▶ _WHAT YOU SHOULD DO_: Each line of the listing that contains the word "page" is to be copied.

▶ _SUPPLIED INFORMATION_:

• • • • •

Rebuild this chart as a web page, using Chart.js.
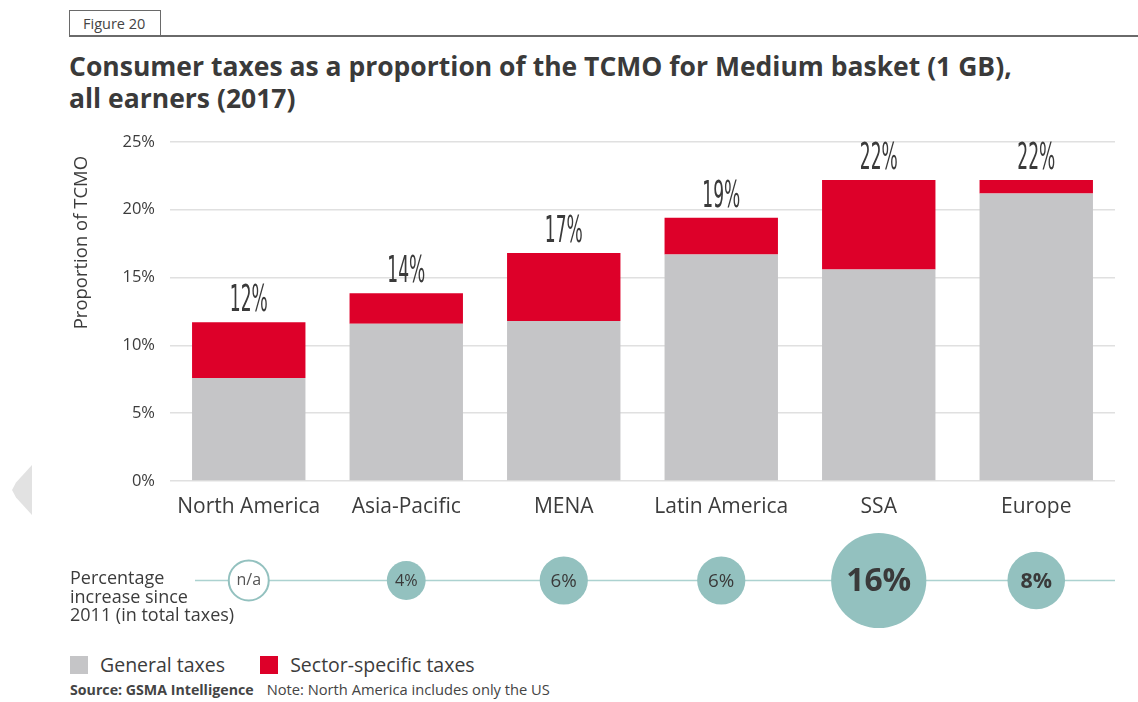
<!DOCTYPE html>
<html>
<head>
<meta charset="utf-8">
<title>Consumer taxes as a proportion of the TCMO</title>
<script src="https://cdn.jsdelivr.net/npm/chart.js@4.4.1/dist/chart.umd.min.js"></script>
<style>
  body { margin: 0; background: #fff; font-family: "Open Sans", Lato, sans-serif; color: #3c3c3c; }
  #page { position: relative; width: 1138px; height: 702px; overflow: hidden; }
  .fig-box { position: absolute; left: 69px; top: 10px; width: 90px; height: 25px; border: 1px solid #6a6a6a; border-bottom: none;
             font-size: 14.5px; line-height: 26px; text-indent: 13px; color: #444; }
  .fig-rule { position: absolute; left: 69px; right: 0; top: 35px; height: 0; border-top: 2px solid #6a6a6a; }
  h1 { position: absolute; left: 69px; top: 50px; margin: 0; font-size: 26.5px; line-height: 32px; font-weight: 700; color: #3a3a3a; }
  .arrow { position: absolute; left: 12px; top: 465px; width: 20px; height: 50px; background: #e2e2e2;
           clip-path: polygon(100% 0, 100% 100%, 20% 65%, 0 50%, 20% 35%); }
  #barWrap { position: absolute; left: 0; top: 117px; width: 1138px; height: 404px; }
  #bubbleWrap { position: absolute; left: 0; top: 521px; width: 1138px; height: 119px; }
  .row-label { position: absolute; left: 70px; top: 568px; font-size: 18px; line-height: 18.5px; color: #3c3c3c; }
  .legend { position: absolute; left: 70px; top: 651px; font-size: 19.5px; line-height: 24px; }
  .legend span { display: inline-block; vertical-align: middle; }
  .legend .sw { width: 18px; height: 18px; margin-right: 12px; }
  .source { position: absolute; left: 70px; top: 679px; font-size: 14.7px; color: #444; }
  .source b { font-size: 14.2px; margin-right: 13px; }
</style>
</head>
<body>
<div id="page">
  <div class="fig-box">Figure 20</div>
  <div class="fig-rule"></div>
  <h1>Consumer taxes as a proportion of the TCMO for Medium basket (1 GB),<br>all earners (2017)</h1>
  <div class="arrow"></div>
  <div id="barWrap"><canvas id="graficoImpostos"></canvas></div>
  <div id="bubbleWrap"><canvas id="graficoAumento"></canvas></div>
  <div class="row-label">Percentage<br>increase since<br>2011 (in total taxes)</div>
  <div class="legend">
    <span class="sw" style="background:#c5c5c7"></span><span style="margin-right:30px">General taxes</span>
    <span class="sw" style="background:#dd0029"></span><span>Sector-specific taxes</span>
  </div>
  <div class="source"><b>Source: GSMA Intelligence</b>Note: North America includes only the US</div>
</div>

<script>
// regioes e valores (% do TCMO)
const regioes = ['North America', 'Asia-Pacific', 'MENA', 'Latin America', 'SSA', 'Europe'];
const impostosGerais = [7.6, 11.6, 11.8, 16.7, 15.6, 21.2];
const impostosSector = [4.1, 2.25, 5.0, 2.7, 6.6, 1.0];
// aumento percentual desde 2011 (null = n/a)
const aumento2011 = [null, 4, 6, 6, 16, 8];
const ticksY = [0, 5, 10, 15, 20, 25];

const CINZA = '#c5c5c7';
const VERMELHO = '#dd0029';
const TEAL = '#93c1bf';
const TEXTO = '#3c3c3c';
const FONTE = '"Open Sans", Lato, sans-serif';

// totais escritos por cima das barras, com letra estreita
const totaisPlugin = {
  id: 'totais',
  afterDatasetsDraw(chart) {
    const ctx = chart.ctx;
    const meta = chart.getDatasetMeta(1);
    ctx.save();
    ctx.fillStyle = '#3a3a3a';
    ctx.textAlign = 'center';
    ctx.textBaseline = 'alphabetic';
    ctx.font = '38px "Liberation Sans Narrow", "DejaVu Sans Condensed", sans-serif';
    meta.data.forEach((bar, i) => {
      const total = impostosGerais[i] + impostosSector[i];
      const txt = Math.round(total) + '%';
      ctx.save();
      ctx.translate(bar.x, bar.y - 11);
      ctx.scale(0.5, 1);
      ctx.fillText(txt, 0, 0);
      ctx.restore();
    });
    ctx.restore();
  }
};

// titulo do eixo y, encostado ao topo
const tituloYPlugin = {
  id: 'tituloY',
  afterDraw(chart) {
    const { ctx, chartArea } = chart;
    ctx.save();
    ctx.translate(82, chartArea.top + 14);
    ctx.rotate(-Math.PI / 2);
    ctx.textAlign = 'right';
    ctx.textBaseline = 'middle';
    ctx.fillStyle = TEXTO;
    ctx.font = '18.5px ' + FONTE;
    ctx.fillText('Proportion of TCMO', 0, 0);
    ctx.restore();
  }
};

new Chart(document.getElementById('graficoImpostos'), {
  type: 'bar',
  data: {
    labels: regioes,
    datasets: [
      { label: 'General taxes', data: impostosGerais, backgroundColor: CINZA },
      { label: 'Sector-specific taxes', data: impostosSector, backgroundColor: VERMELHO }
    ]
  },
  options: {
    responsive: true,
    maintainAspectRatio: false,
    animation: false,
    barPercentage: 0.72,
    categoryPercentage: 1,
    layout: { padding: { left: 70, right: 23, top: 16, bottom: 0 } },
    plugins: { legend: { display: false }, tooltip: { enabled: false } },
    scales: {
      x: {
        stacked: true,
        grid: { display: false },
        border: { display: false },
        ticks: { color: TEXTO, font: { family: FONTE, size: 21 }, padding: 5 },
        afterFit(s) { s.height = 40; }
      },
      y: {
        stacked: true,
        min: 0,
        max: 25,
        afterBuildTicks(s) { s.ticks = ticksY.map(v => ({ value: v })); },
        grid: { color: '#e0e0e0', lineWidth: 1.6, drawTicks: false },
        border: { display: false },
        ticks: { color: TEXTO, font: { family: FONTE, size: 16.5 }, padding: 15, callback: v => v + '%' },
        afterFit(s) { s.width = 100; }
      }
    }
  },
  plugins: [totaisPlugin, tituloYPlugin]
});

// raio do circulo a partir do aumento
function raio(v) {
  return v === null ? 20 : 10 + 2.35 * v;
}

const linhaPlugin = {
  id: 'linhaTeal',
  beforeDatasetsDraw(chart) {
    const { ctx, chartArea, scales } = chart;
    const y = scales.y.getPixelForValue(0);
    ctx.save();
    ctx.strokeStyle = '#acd2d0';
    ctx.lineWidth = 1.6;
    ctx.beginPath();
    ctx.moveTo(chartArea.left + 25, y);
    ctx.lineTo(chartArea.right, y);
    ctx.stroke();
    ctx.restore();
  },
  afterDatasetsDraw(chart) {
    const ctx = chart.ctx;
    const meta = chart.getDatasetMeta(0);
    ctx.save();
    ctx.textAlign = 'center';
    ctx.textBaseline = 'middle';
    meta.data.forEach((pt, i) => {
      const v = aumento2011[i];
      if (v === null) {
        ctx.fillStyle = '#555';
        ctx.font = '16px ' + FONTE;
        ctx.fillText('n/a', pt.x, pt.y);
      } else {
        ctx.fillStyle = '#3a3a3a';
        ctx.font = (v >= 8 ? 'bold ' : '') + (11 + 1.3 * v) + 'px ' + FONTE;
        ctx.fillText(v + '%', pt.x, pt.y + 1);
      }
    });
    ctx.restore();
  }
};

new Chart(document.getElementById('graficoAumento'), {
  type: 'bubble',
  data: {
    labels: regioes,
    datasets: [{
      data: regioes.map((r, i) => ({ x: r, y: 0, r: raio(aumento2011[i]) })),
      backgroundColor: aumento2011.map(v => v === null ? '#ffffff' : TEAL),
      borderColor: TEAL,
      borderWidth: aumento2011.map(v => v === null ? 2 : 0),
      clip: false
    }]
  },
  options: {
    responsive: true,
    maintainAspectRatio: false,
    animation: false,
    layout: { autoPadding: false, padding: { left: 170, right: 23, top: 0, bottom: 0 } },
    plugins: { legend: { display: false }, tooltip: { enabled: false } },
    scales: {
      x: { type: 'category', labels: regioes, offset: true, display: false },
      y: { min: -1, max: 1, display: false }
    }
  },
  plugins: [linhaPlugin]
});
</script>
</body>
</html>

• • • • •

▶ _WRITTEN SOLUTION_:
Rebuild this chart as a web page, using Chart.js.
  #page { position: relative; width: 1138px; height: 702px; overflow: hidden; }
<div id="page">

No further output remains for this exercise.